What is needed
For this exercise, write out exactly, and only, the lines running from the line that contains "Rebuild this chart" through the line that contains "from matplotlib.ticker import".

(Entries with chart source code)
=====
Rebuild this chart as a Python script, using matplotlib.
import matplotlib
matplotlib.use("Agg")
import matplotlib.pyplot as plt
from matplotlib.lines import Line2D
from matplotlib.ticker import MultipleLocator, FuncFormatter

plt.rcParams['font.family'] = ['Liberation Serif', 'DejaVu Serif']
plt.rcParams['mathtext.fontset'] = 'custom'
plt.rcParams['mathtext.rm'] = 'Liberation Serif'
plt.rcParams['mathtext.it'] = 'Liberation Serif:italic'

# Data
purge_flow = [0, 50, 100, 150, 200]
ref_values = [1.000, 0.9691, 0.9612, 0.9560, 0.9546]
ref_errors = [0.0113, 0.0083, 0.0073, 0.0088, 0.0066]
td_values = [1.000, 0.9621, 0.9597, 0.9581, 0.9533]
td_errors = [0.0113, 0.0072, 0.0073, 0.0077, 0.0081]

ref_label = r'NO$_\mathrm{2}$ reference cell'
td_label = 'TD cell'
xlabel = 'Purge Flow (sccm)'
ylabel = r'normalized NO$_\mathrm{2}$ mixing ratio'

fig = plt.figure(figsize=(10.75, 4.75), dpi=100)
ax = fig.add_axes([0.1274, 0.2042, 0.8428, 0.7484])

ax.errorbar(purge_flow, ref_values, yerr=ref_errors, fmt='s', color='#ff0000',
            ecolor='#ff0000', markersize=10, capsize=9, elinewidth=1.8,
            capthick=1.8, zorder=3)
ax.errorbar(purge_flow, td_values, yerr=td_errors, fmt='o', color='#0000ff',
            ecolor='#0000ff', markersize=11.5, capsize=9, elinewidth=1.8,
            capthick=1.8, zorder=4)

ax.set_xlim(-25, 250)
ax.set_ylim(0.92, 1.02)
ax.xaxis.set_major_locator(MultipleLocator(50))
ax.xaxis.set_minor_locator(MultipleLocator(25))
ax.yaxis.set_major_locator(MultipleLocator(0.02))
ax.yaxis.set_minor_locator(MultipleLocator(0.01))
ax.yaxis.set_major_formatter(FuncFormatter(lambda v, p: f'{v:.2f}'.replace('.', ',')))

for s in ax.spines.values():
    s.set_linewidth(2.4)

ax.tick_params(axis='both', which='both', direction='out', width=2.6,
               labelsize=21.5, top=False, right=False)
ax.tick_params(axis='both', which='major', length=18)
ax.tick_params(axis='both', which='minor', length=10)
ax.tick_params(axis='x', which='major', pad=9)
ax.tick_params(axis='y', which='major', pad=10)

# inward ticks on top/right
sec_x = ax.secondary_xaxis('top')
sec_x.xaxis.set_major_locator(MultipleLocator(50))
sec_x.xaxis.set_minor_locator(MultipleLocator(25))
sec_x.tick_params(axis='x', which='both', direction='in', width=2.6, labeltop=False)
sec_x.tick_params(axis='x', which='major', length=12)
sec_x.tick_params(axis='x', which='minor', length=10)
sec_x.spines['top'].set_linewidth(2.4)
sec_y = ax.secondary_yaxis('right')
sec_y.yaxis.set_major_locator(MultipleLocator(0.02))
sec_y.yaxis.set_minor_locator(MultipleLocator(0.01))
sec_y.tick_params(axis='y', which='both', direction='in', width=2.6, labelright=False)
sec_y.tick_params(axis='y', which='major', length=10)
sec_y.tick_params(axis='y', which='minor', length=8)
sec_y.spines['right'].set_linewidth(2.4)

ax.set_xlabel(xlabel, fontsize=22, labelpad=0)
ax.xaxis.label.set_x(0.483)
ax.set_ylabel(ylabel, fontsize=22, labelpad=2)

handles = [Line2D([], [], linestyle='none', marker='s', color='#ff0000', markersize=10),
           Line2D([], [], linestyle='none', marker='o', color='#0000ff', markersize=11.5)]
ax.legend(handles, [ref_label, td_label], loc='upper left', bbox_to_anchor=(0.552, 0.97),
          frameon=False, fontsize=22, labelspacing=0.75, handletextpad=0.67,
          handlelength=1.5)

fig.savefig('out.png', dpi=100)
=====
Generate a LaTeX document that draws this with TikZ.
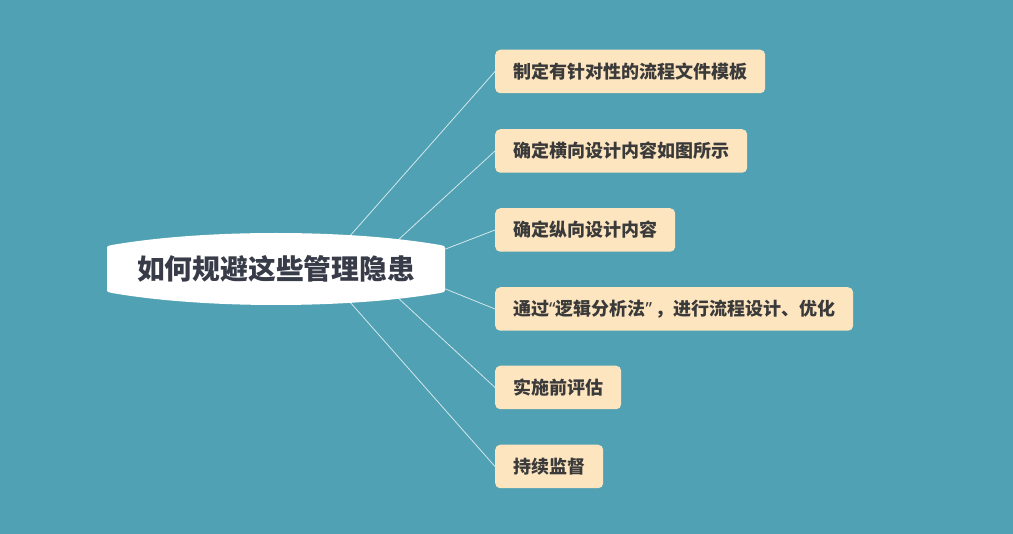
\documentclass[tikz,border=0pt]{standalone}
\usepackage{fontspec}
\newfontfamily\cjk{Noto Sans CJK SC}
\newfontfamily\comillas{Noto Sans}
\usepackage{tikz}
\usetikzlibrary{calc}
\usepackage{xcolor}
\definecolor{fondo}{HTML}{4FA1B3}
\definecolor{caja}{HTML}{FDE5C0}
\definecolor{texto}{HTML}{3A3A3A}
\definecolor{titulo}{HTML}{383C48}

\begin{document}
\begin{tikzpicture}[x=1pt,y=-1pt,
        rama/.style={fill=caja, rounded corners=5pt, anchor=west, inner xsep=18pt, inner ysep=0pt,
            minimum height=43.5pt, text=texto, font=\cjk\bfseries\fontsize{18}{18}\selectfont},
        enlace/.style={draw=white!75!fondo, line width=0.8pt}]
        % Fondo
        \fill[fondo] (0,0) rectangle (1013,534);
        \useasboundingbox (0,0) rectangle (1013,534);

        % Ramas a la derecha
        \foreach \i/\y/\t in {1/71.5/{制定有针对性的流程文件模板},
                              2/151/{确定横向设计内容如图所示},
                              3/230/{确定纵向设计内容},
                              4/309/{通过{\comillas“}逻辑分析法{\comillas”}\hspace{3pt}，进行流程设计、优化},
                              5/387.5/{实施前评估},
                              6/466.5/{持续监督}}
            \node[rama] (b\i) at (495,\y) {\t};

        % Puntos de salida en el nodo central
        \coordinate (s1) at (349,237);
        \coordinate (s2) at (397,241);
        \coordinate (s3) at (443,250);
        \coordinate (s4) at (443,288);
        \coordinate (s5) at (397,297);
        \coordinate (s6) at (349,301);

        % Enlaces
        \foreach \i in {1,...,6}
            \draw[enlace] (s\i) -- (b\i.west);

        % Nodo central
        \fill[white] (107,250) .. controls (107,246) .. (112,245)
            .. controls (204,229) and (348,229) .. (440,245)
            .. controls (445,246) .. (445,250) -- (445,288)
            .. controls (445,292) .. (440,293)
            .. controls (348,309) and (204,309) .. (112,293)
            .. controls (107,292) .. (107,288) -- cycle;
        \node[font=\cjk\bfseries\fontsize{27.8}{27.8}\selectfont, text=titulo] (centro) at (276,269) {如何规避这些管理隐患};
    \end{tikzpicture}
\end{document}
=====
Solution for this exercise
Rebuild this chart as a Python script, using matplotlib.
import matplotlib
matplotlib.use("Agg")
import matplotlib.pyplot as plt
from matplotlib.lines import Line2D
from matplotlib.ticker import MultipleLocator, FuncFormatter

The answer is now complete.